**Given information:**

══════════

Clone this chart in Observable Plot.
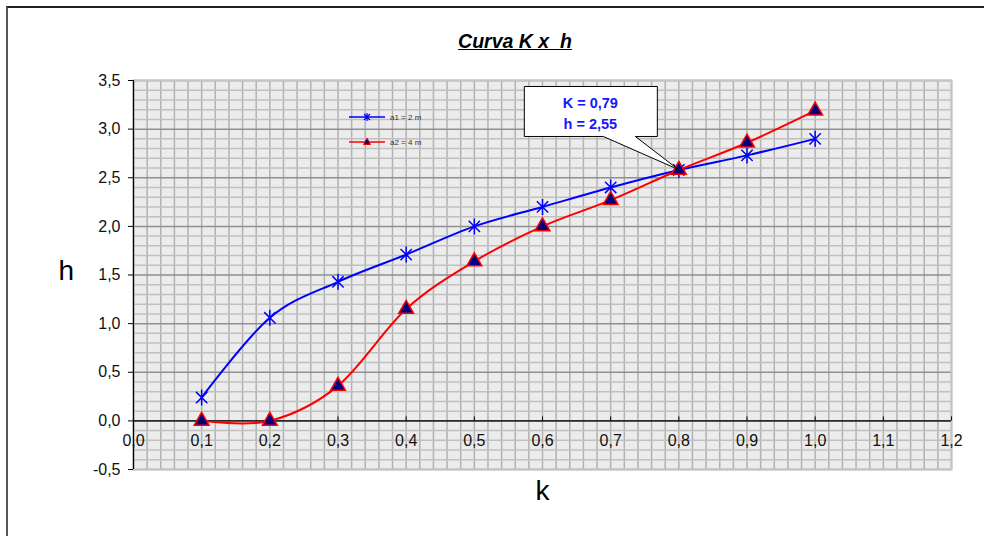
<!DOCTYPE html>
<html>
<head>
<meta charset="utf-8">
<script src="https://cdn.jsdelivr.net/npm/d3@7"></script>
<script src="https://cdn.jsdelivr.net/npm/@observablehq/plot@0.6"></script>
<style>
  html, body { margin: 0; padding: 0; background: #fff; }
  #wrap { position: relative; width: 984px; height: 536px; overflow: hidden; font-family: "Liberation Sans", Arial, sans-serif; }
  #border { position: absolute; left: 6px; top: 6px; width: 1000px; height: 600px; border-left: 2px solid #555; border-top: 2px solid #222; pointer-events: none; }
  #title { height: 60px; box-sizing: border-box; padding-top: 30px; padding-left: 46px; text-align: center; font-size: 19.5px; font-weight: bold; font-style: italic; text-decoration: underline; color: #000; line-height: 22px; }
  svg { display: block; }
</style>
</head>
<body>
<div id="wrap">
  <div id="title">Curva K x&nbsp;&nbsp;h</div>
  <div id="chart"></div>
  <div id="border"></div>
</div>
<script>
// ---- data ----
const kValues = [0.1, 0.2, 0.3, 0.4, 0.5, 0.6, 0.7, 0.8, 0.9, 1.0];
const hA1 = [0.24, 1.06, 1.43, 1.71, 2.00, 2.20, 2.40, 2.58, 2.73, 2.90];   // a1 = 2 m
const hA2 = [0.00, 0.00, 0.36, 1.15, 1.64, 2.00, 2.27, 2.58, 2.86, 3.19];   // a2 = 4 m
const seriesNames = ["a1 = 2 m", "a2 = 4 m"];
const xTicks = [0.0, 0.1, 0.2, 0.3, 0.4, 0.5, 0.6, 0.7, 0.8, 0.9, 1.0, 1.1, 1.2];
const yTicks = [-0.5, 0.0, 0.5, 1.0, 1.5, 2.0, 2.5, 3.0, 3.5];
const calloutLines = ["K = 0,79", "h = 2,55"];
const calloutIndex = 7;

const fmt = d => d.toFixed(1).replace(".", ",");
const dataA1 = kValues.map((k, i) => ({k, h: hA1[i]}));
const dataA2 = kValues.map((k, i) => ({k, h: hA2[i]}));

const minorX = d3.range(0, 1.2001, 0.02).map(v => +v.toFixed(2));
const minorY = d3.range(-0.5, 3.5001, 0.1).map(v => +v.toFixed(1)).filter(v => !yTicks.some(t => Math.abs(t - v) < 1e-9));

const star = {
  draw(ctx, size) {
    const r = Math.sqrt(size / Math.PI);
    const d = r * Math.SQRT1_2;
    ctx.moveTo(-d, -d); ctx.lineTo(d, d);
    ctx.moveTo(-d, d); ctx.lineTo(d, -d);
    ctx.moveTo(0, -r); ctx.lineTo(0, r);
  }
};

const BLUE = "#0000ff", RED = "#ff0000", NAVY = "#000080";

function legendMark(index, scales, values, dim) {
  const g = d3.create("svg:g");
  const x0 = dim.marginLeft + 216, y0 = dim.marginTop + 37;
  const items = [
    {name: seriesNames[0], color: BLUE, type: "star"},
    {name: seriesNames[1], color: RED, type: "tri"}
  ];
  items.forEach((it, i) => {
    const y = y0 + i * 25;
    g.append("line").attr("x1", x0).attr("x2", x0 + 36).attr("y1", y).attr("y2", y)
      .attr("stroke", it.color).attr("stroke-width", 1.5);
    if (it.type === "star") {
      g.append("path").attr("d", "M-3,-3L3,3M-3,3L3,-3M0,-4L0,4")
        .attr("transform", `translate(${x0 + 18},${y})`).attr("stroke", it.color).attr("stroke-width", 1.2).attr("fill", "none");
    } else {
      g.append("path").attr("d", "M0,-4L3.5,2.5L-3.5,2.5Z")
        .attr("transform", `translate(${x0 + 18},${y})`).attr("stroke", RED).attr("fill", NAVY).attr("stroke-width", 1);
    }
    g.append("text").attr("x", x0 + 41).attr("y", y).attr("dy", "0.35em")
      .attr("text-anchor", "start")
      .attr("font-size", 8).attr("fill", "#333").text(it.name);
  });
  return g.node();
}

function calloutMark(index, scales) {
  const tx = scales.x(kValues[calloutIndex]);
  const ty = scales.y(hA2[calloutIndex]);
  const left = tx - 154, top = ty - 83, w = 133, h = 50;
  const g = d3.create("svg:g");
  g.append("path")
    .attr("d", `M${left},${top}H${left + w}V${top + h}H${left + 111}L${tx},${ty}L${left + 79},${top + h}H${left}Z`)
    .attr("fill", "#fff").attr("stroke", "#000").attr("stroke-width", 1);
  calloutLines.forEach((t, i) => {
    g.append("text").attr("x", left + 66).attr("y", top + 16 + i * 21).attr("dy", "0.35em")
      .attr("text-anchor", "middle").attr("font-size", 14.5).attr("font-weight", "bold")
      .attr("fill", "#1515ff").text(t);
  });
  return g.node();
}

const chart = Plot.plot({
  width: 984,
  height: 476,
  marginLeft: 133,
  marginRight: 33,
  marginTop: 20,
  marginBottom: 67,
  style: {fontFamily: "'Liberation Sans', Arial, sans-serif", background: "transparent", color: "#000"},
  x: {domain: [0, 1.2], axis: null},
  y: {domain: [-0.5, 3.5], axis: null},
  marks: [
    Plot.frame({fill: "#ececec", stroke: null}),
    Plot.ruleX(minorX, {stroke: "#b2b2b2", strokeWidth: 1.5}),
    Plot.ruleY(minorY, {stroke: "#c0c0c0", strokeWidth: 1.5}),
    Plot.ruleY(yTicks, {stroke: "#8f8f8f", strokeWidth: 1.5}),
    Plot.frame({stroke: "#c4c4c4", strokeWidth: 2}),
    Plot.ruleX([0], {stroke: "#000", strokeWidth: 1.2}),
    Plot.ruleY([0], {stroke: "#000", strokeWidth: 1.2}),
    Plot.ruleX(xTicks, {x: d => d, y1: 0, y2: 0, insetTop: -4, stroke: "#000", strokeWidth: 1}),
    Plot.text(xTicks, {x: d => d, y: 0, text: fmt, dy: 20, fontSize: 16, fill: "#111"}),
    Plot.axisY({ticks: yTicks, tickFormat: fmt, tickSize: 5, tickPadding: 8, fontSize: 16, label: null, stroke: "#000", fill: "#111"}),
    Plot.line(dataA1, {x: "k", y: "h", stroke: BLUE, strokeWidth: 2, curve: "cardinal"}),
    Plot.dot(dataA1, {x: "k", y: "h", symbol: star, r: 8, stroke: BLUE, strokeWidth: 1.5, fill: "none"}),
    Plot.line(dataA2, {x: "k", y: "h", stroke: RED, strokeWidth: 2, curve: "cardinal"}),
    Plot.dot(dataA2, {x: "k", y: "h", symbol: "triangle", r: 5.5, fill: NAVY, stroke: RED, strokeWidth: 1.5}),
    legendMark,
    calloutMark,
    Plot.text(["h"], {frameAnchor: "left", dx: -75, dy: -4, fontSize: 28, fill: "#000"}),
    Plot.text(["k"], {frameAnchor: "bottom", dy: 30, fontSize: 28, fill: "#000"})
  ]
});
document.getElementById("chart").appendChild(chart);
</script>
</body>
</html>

══════════

**Exercise goal:** Write the listing out a second time exactly, dropping all images.

**Right answer:**
Clone this chart in Observable Plot.
<!DOCTYPE html>
<html>
<head>
<meta charset="utf-8">
<script src="https://cdn.jsdelivr.net/npm/d3@7"></script>
<script src="https://cdn.jsdelivr.net/npm/@observablehq/plot@0.6"></script>
<style>
  html, body { margin: 0; padding: 0; background: #fff; }
  #wrap { position: relative; width: 984px; height: 536px; overflow: hidden; font-family: "Liberation Sans", Arial, sans-serif; }
  #border { position: absolute; left: 6px; top: 6px; width: 1000px; height: 600px; border-left: 2px solid #555; border-top: 2px solid #222; pointer-events: none; }
  #title { height: 60px; box-sizing: border-box; padding-top: 30px; padding-left: 46px; text-align: center; font-size: 19.5px; font-weight: bold; font-style: italic; text-decoration: underline; color: #000; line-height: 22px; }
  svg { display: block; }
</style>
</head>
<body>
<div id="wrap">
  <div id="title">Curva K x&nbsp;&nbsp;h</div>
  <div id="chart"></div>
  <div id="border"></div>
</div>
<script>
// ---- data ----
const kValues = [0.1, 0.2, 0.3, 0.4, 0.5, 0.6, 0.7, 0.8, 0.9, 1.0];
const hA1 = [0.24, 1.06, 1.43, 1.71, 2.00, 2.20, 2.40, 2.58, 2.73, 2.90];   // a1 = 2 m
const hA2 = [0.00, 0.00, 0.36, 1.15, 1.64, 2.00, 2.27, 2.58, 2.86, 3.19];   // a2 = 4 m
const seriesNames = ["a1 = 2 m", "a2 = 4 m"];
const xTicks = [0.0, 0.1, 0.2, 0.3, 0.4, 0.5, 0.6, 0.7, 0.8, 0.9, 1.0, 1.1, 1.2];
const yTicks = [-0.5, 0.0, 0.5, 1.0, 1.5, 2.0, 2.5, 3.0, 3.5];
const calloutLines = ["K = 0,79", "h = 2,55"];
const calloutIndex = 7;

const fmt = d => d.toFixed(1).replace(".", ",");
const dataA1 = kValues.map((k, i) => ({k, h: hA1[i]}));
const dataA2 = kValues.map((k, i) => ({k, h: hA2[i]}));

const minorX = d3.range(0, 1.2001, 0.02).map(v => +v.toFixed(2));
const minorY = d3.range(-0.5, 3.5001, 0.1).map(v => +v.toFixed(1)).filter(v => !yTicks.some(t => Math.abs(t - v) < 1e-9));

const star = {
  draw(ctx, size) {
    const r = Math.sqrt(size / Math.PI);
    const d = r * Math.SQRT1_2;
    ctx.moveTo(-d, -d); ctx.lineTo(d, d);
    ctx.moveTo(-d, d); ctx.lineTo(d, -d);
    ctx.moveTo(0, -r); ctx.lineTo(0, r);
  }
};

const BLUE = "#0000ff", RED = "#ff0000", NAVY = "#000080";

function legendMark(index, scales, values, dim) {
  const g = d3.create("svg:g");
  const x0 = dim.marginLeft + 216, y0 = dim.marginTop + 37;
  const items = [
    {name: seriesNames[0], color: BLUE, type: "star"},
    {name: seriesNames[1], color: RED, type: "tri"}
  ];
  items.forEach((it, i) => {
    const y = y0 + i * 25;
    g.append("line").attr("x1", x0).attr("x2", x0 + 36).attr("y1", y).attr("y2", y)
      .attr("stroke", it.color).attr("stroke-width", 1.5);
    if (it.type === "star") {
      g.append("path").attr("d", "M-3,-3L3,3M-3,3L3,-3M0,-4L0,4")
        .attr("transform", `translate(${x0 + 18},${y})`).attr("stroke", it.color).attr("stroke-width", 1.2).attr("fill", "none");
    } else {
      g.append("path").attr("d", "M0,-4L3.5,2.5L-3.5,2.5Z")
        .attr("transform", `translate(${x0 + 18},${y})`).attr("stroke", RED).attr("fill", NAVY).attr("stroke-width", 1);
    }
    g.append("text").attr("x", x0 + 41).attr("y", y).attr("dy", "0.35em")
      .attr("text-anchor", "start")
      .attr("font-size", 8).attr("fill", "#333").text(it.name);
  });
  return g.node();
}

function calloutMark(index, scales) {
  const tx = scales.x(kValues[calloutIndex]);
  const ty = scales.y(hA2[calloutIndex]);
  const left = tx - 154, top = ty - 83, w = 133, h = 50;
  const g = d3.create("svg:g");
  g.append("path")
    .attr("d", `M${left},${top}H${left + w}V${top + h}H${left + 111}L${tx},${ty}L${left + 79},${top + h}H${left}Z`)
    .attr("fill", "#fff").attr("stroke", "#000").attr("stroke-width", 1);
  calloutLines.forEach((t, i) => {
    g.append("text").attr("x", left + 66).attr("y", top + 16 + i * 21).attr("dy", "0.35em")
      .attr("text-anchor", "middle").attr("font-size", 14.5).attr("font-weight", "bold")
      .attr("fill", "#1515ff").text(t);
  });
  return g.node();
}

const chart = Plot.plot({
  width: 984,
  height: 476,
  marginLeft: 133,
  marginRight: 33,
  marginTop: 20,
  marginBottom: 67,
  style: {fontFamily: "'Liberation Sans', Arial, sans-serif", background: "transparent", color: "#000"},
  x: {domain: [0, 1.2], axis: null},
  y: {domain: [-0.5, 3.5], axis: null},
  marks: [
    Plot.frame({fill: "#ececec", stroke: null}),
    Plot.ruleX(minorX, {stroke: "#b2b2b2", strokeWidth: 1.5}),
    Plot.ruleY(minorY, {stroke: "#c0c0c0", strokeWidth: 1.5}),
    Plot.ruleY(yTicks, {stroke: "#8f8f8f", strokeWidth: 1.5}),
    Plot.frame({stroke: "#c4c4c4", strokeWidth: 2}),
    Plot.ruleX([0], {stroke: "#000", strokeWidth: 1.2}),
    Plot.ruleY([0], {stroke: "#000", strokeWidth: 1.2}),
    Plot.ruleX(xTicks, {x: d => d, y1: 0, y2: 0, insetTop: -4, stroke: "#000", strokeWidth: 1}),
    Plot.text(xTicks, {x: d => d, y: 0, text: fmt, dy: 20, fontSize: 16, fill: "#111"}),
    Plot.axisY({ticks: yTicks, tickFormat: fmt, tickSize: 5, tickPadding: 8, fontSize: 16, label: null, stroke: "#000", fill: "#111"}),
    Plot.line(dataA1, {x: "k", y: "h", stroke: BLUE, strokeWidth: 2, curve: "cardinal"}),
    Plot.dot(dataA1, {x: "k", y: "h", symbol: star, r: 8, stroke: BLUE, strokeWidth: 1.5, fill: "none"}),
    Plot.line(dataA2, {x: "k", y: "h", stroke: RED, strokeWidth: 2, curve: "cardinal"}),
    Plot.dot(dataA2, {x: "k", y: "h", symbol: "triangle", r: 5.5, fill: NAVY, stroke: RED, strokeWidth: 1.5}),
    legendMark,
    calloutMark,
    Plot.text(["h"], {frameAnchor: "left", dx: -75, dy: -4, fontSize: 28, fill: "#000"}),
    Plot.text(["k"], {frameAnchor: "bottom", dy: 30, fontSize: 28, fill: "#000"})
  ]
});
document.getElementById("chart").appendChild(chart);
</script>
</body>
</html>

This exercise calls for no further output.